Diese Beträge sind vielmehr nur zu ermitteln aus weiteren Tatsachen, die nicht erkennbar sind.
Ein nicht ausreichend bestimmter Titel auf Vollstreckung einer Geldforderung, auch an einen Dritten, führt auch nicht aufgrund der Tatsache, daß weitere Ermittlungen erforderlich sind, zu einer Vollstreckungsmöglichkeit aufgrund einer vertretbaren Handlung gemäß § 887 ZPO.
Gemäß § 887 ZPO ist der Gläubiger von dem Prozeßgericht des ersten Rechtszuges auf Antrag zu ermächtigen, auf Kosten des Schuldners eine Handlung vornehmen zu lassen, deren Vornahme durch einen Dritten erfolgen kann, wenn der Schuldner die Verpflichtung nicht erfüllt, diese Handlung vorzunehmen.
Die Erfüllung der Forderung gemäß dem Zahlungsurteil ist eine Geldforderung, die die Beschwerdeführerin zu erfüllen hat mit einer bestimmten Maßgabe, einen Teil dieses Betrages an einen Dritten zu zahlen. Entscheidend ist deshalb die Zahlungspflicht, nicht die konkrete Handlung der Zahlung an eine bestimmte Person.
Jedenfalls aber ist die Höhe des pfändbaren Nettobetrages aus der Summe von 3.600,00 DM aus dem Tenor selbst nicht ersichtlich und kann deshalb nicht dazu führen, außerhalb des bisherigen Urteilsverfahrens eine Berechnung vorzunehmen, die diesen pfändbaren Nettobetrag erst bestimmt.

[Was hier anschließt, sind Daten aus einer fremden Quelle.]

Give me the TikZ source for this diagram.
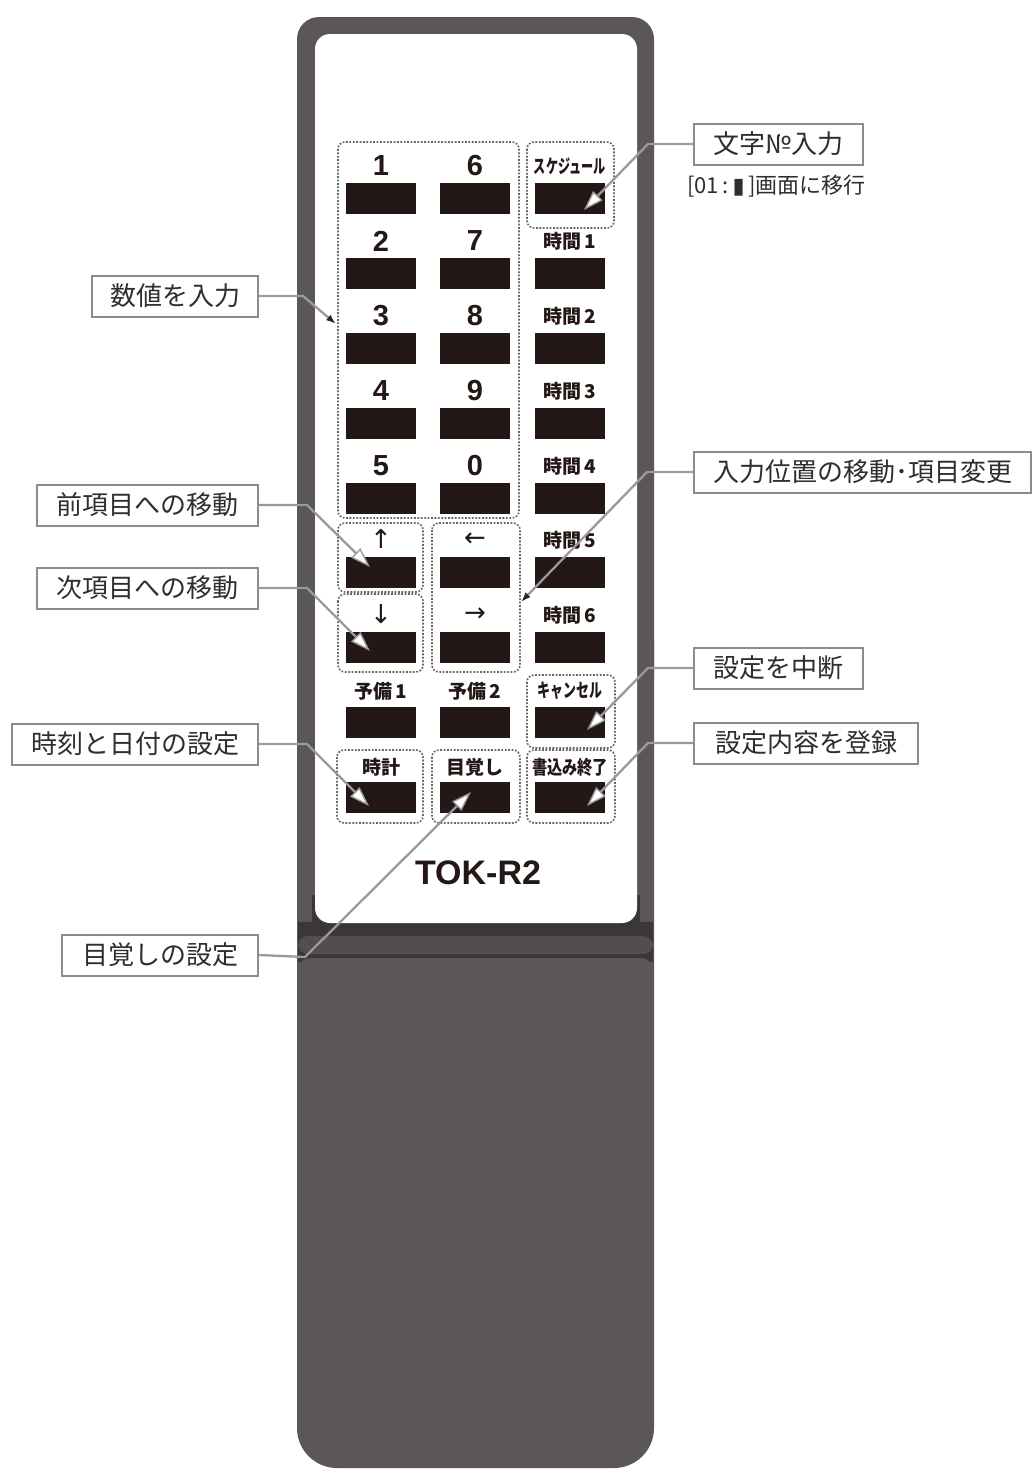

Vielmehr hätte bereits im Tenor der pfändbare Nettobetrag bezeichnet werden müssen. Die Beklagte hätte für diesen Fall verurteilt werden müssen, diesen genau bezeichneten Nettobetrag nicht an den Kläger, sondern an die dritte Person zu zahlen. Dieses hätte sodann in der Weise vollstreckt werden können und müssen, daß der Gerichtsvollzieher im Falle der Nichtzahlung gleichwohl im Auftrag des Klägers diesen Betrag vollstreckt hätte, den pfändbaren Nettobetrag an die ... Bank ... überwiesen hätte und den Restbetrag an den Kläger.
Die irrige Erteilung der Vollstreckungsklausel vom 21.10.1991 steht dieser Entscheidung nicht entgegen, denn die irrige Erteilung einer Vollstreckungsklausel macht einen Titel nicht zu einem vollstreckbaren. Entscheidend ist vielmehr der Wortlaut des Titels selbst (vgl. Zöller a.a.O., § 724 Randnr. 14). Aus diesen Gründen war bereits der Antrag des Beschwerdegegners unzulässig. Der Kläger muß auf ein neues Klageverfahren verwiesen werden. Die sofortige Beschwerde erweist sich deshalb im vollen Umfange als begründet.
Die Kostenentscheidung erfolgt gemäß §§ 91, 97 ZPO.
Die Höhe des Beschwerdewertes ergibt sich aus § 3 ZPO.
Streitwertbeschluss:
Der Wert des Beschwerdegegenstandes wird auf 1.200,00 DM festgesetzt.